A. That’s the shock, that we’re moving forward and getting less tolerant; but I have to feel optimistic, because we’re all gathering and galvanizing around what we know to be true. We have to expose the way that fascism uses otherizing for power, that when you feel bad, fascism can give you somebody to hate and blame, then you feel better; then people are sacrificed to this hierarchy of the in and the out, the good and the bad, the white and the black. It seems simple enough that, as artists, we should be able to tell stories about it in a way that communicates globally, and our media platforms have the ability to do that now. So, if we can hit on the right way of talking about love, about tolerance, about modernism, about progressivism, and how they need to go together, I believe that, with the kind of technology that we have, with this social media and streaming, where the whole globe is talking to each other, we can use art to do that.

Transparent © Amazon

For a short video interview with Jill Soloway on CBS This Morning, where “she” explains “their” transition to non-binary and the book title, She Wants It, click on this link.

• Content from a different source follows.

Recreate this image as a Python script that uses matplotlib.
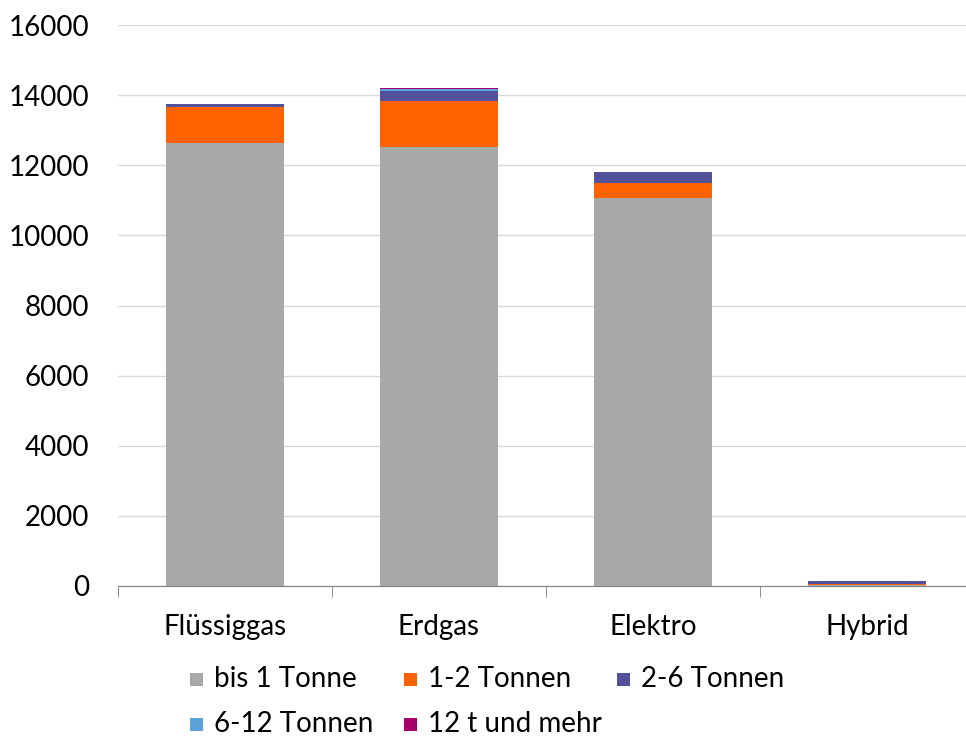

For Faith Soloway singing “I Was a Lesbian First,” before she introduces her sibling Jill interviewed by Favianna Rodriguez and joined by Amy Landecker, at the JCCFS, Jewish Community Center in San Francisco, click on this link.

On September 28, Jill Soloway will receive the Equality Visibility Award from Equality California, “for their transformative work increasing representation of transgender and nonbinary people on television and empowering a generation of LGBTQ artists.”